At first sight, all of this might seem like a disproportionate effort given our intended destination, a nondescript, abandoned copper mine in which, back in 2012, six workers succumbed to a mystery illness that eventually claimed the lives of three of them.

But their tragedy, which would otherwise almost certainly have been largely forgotten, has been given new meaning by the Covid-19 pandemic.

Those three deaths are now at the centre of a major scientific controversy about the origins of the virus and the question of whether it came from nature, or from a laboratory.

And the attempts of Chinese authorities to stop us reaching the site are a sign of how hard they're working to control the narrative.

For more than a decade, the rolling, jungle-covered hills in Yunnan - and the cave systems within - have been the focus of a giant scientific field study.

It has been led by Prof Shi Zhengli from the Wuhan Institute of Virology (WIV).

Prof Shi won international acclaim for her discovery that the illness known as Sars, which killed more than 700 people in 2003, was caused by a virus that probably came from a species of bat in a Yunnan cave.

Ever since, Prof Shi - often referred to as "China's Batwoman" - has been in the vanguard of a project to try to predict and prevent further such outbreaks.

By trapping bats, taking faecal samples from them, and then carrying those samples back to the lab in Wuhan, 1,600km (1,000 miles) away, the team behind the project has identified hundreds of new bat coronaviruses.

But the fact that Wuhan is now home to the world's leading coronavirus research facility, as well as the first city to be ravaged by a pandemic outbreak of a deadly new one, has fuelled suspicion that the two things are connected.

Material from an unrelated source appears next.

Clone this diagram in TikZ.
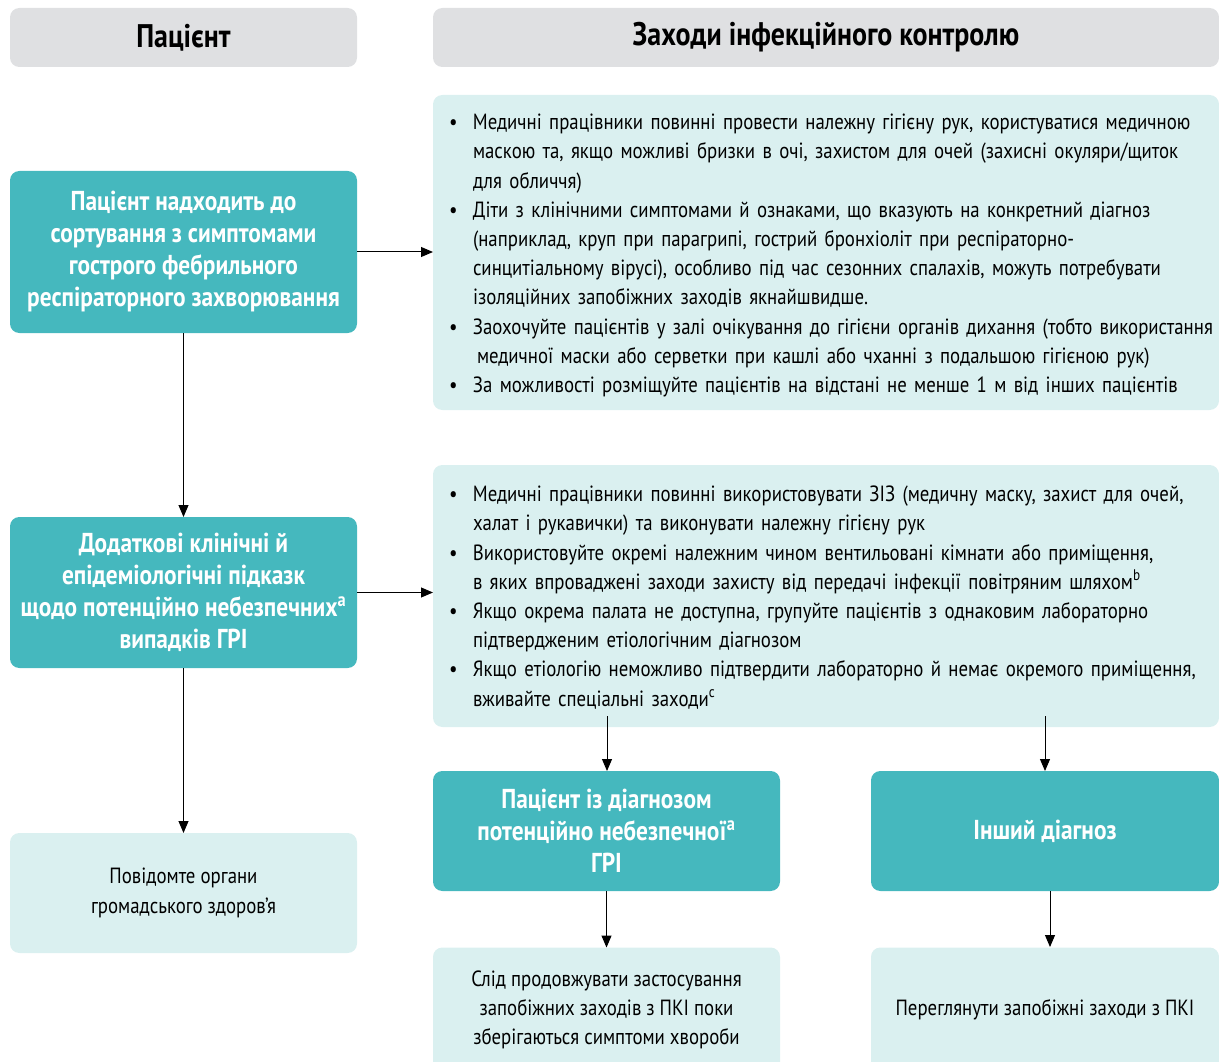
\documentclass[tikz,border=0pt]{standalone}
\usepackage{fontspec}
\setmainfont{PT Sans}[FakeStretch=0.855]
\usetikzlibrary{arrows.meta}

\definecolor{tealfill}{RGB}{69,184,190}
\definecolor{palefill}{RGB}{218,240,240}
\definecolor{headfill}{RGB}{223,224,226}

\newcommand{\bodyfont}{\fontsize{16.5}{21.9}\selectfont}
\newcommand{\boldfont}{\fontsize{20.5}{24}\selectfont\bfseries}
\newcommand{\bul}{\hspace{3pt}\textbullet}

\begin{document}
\begin{tikzpicture}[x=0.75pt,y=-0.75pt,
  boxw/.style={minimum width=#1*0.75pt},
  boxh/.style={minimum height=#1*0.75pt},
  basebox/.style={rounded corners=7pt, inner sep=0pt, outer sep=0pt, draw=none},
  headbox/.style={basebox, fill=headfill, font=\fontsize{24.5}{28}\selectfont\bfseries, text=black},
  tealbox/.style={basebox, fill=tealfill, font=\boldfont, text=white, align=center},
  palebox/.style={basebox, fill=palefill, font=\bodyfont, text=black, align=center},
  listbox/.style={basebox, fill=palefill, font=\bodyfont, text=black, align=left,
                  text width=#1*0.75pt-18pt, inner xsep=9pt},
  arr/.style={-{Triangle[length=9pt,width=7.5pt]}, line width=0.75pt, draw=black}
]
\useasboundingbox (0,0) rectangle (1219,1062);

% column headers
\node[headbox, boxw=347, boxh=59] (hpat) at (183.5,37.5) {Пацієнт};
\node[headbox, boxw=786, boxh=59] (hipc) at (826,37.5) {Заходи інфекційного контролю};

% patient column
\node[tealbox, boxw=347, boxh=162] (triage) at (183.5,252)
  {Пацієнт надходить до\\сортування з симптомами\\гострого фебрильного\\респіраторного захворювання};
\node[tealbox, boxw=347, boxh=151] (clues) at (183.5,592.5)
  {Додаткові клінічні й\\епідеміологічні підказк\\щодо потенційно небезпечних\textsuperscript{a}\\випадків ГРІ};
\node[palebox, boxw=347, boxh=120] (notify) at (183.5,893)
  {Повідомте органи\\громадського здоров’я};

% infection control column
\node[listbox=786, boxw=786, boxh=315] (ctrlA) at (826,252.5) {%
\raisebox{-2pt}[\height][\depth]{%
\begin{tabular}{@{}p{21pt}@{}l@{}}
\bul & Медичні працівники повинні провести належну гігієну рук, користуватися медичною\\
     & маскою та, якщо можливі бризки в очі, захистом для очей (захисні окуляри/щиток\\
     & для обличчя)\\
\bul & Діти з клінічними симптомами й ознаками, що вказують на конкретний діагноз\\
     & (наприклад, круп при парагрипі, гострий бронхіоліт при респіраторно-\\
     & синцитіальному вірусі), особливо під час сезонних спалахів, можуть потребувати\\
     & ізоляційних запобіжних заходів якнайшвидше.\\
\bul & Заохочуйте пацієнтів у залі очікування до гігієни органів дихання (тобто використання\\
     & \hspace{3pt}медичної маски або серветки при кашлі або чханні з подальшою гігієною рук)\\
\bul & За можливості розміщуйте пацієнтів на відстані не менше 1 м від інших пацієнтів
\end{tabular}}};

\node[listbox=786, boxw=786, boxh=262] (ctrlB) at (826,596) {%
\raisebox{-1.5pt}[\height][\depth]{%
\begin{tabular}{@{}p{21pt}@{}l@{}}
\bul & Медичні працівники повинні використовувати ЗІЗ (медичну маску, захист для очей,\\
     & халат і рукавички) та виконувати належну гігієну рук\\
\bul & Використовуйте окремі належним чином вентильовані кімнати або приміщення,\\
     & в яких впроваджені заходи захисту від передачі інфекції повітряним шляхом\textsuperscript{b}\\
\bul & Якщо окрема палата не доступна, групуйте пацієнтів з однаковим лабораторно\\
     & підтвердженим етіологічним діагнозом\\
\bul & Якщо етіологію неможливо підтвердити лабораторно й немає окремого приміщення,\\
     & вживайте спеціальні заходи\textsuperscript{c}
\end{tabular}}};

\node[tealbox, boxw=347, boxh=120] (dxhaz) at (606.5,831)
  {Пацієнт із діагнозом\\потенційно небезпечної\textsuperscript{a}\\ГРІ};
\node[tealbox, boxw=348, boxh=120] (dxother) at (1045,831) {Інший діагноз};

\node[palebox, boxw=347, boxh=125] (keep) at (606.5,1010)
  {Слід продовжувати застосування\\запобіжних заходів з ПКІ поки\\зберігаються симптоми хвороби};
\node[palebox, boxw=348, boxh=125] (review) at (1045,1010)
  {Переглянути запобіжні заходи з ПКІ};

% connectors
\coordinate (fromB1) at (607,716);
\coordinate (fromB2) at (1045,716);
\coordinate (toRev) at (1050,947);

\draw[arr] (triage.east) -- (triage.east -| ctrlA.west);
\draw[arr] (triage.south) -- (clues.north);
\draw[arr] (clues.east) -- (clues.east -| ctrlB.west);
\draw[arr] (clues.south) -- (notify.north);
\draw[arr] (fromB1) -- (fromB1 |- dxhaz.north);
\draw[arr] (fromB2) -- (fromB2 |- dxother.north);
\draw[arr] (dxhaz.south) -- (keep.north);
\draw[arr] (toRev |- dxother.south) -- (toRev);
\end{tikzpicture}
\end{document}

The Chinese government, the WIV, and Prof Shi have all angrily dismissed the allegation of a virus leak from the Wuhan lab.

But with scientists appointed by the World Health Organization (WHO) scheduled to visit Wuhan in January for an inquiry into the origin of the pandemic, Prof Shi - who has given few interviews since the pandemic began - answered a number of BBC questions by email.

"I have communicated with the WHO experts twice," she wrote, when asked if an investigation might help rule out a lab leak and end the speculation. "I have personally and clearly expressed that I would welcome them to visit the WIV," she said.

To a follow-up question about whether that would include a formal investigation with access to the WIV's experimental data and laboratory records, Prof Shi said: "I would personally welcome any form of visit based on an open, transparent, trusting, reliable and reasonable dialogue. But the specific plan is not decided by me."

The BBC subsequently received a call from the WIV's press office, saying that Prof Shi was speaking in a personal capacity and her answers had not been approved by the WIV.

The BBC denied a request to send the press office a copy of this article in advance.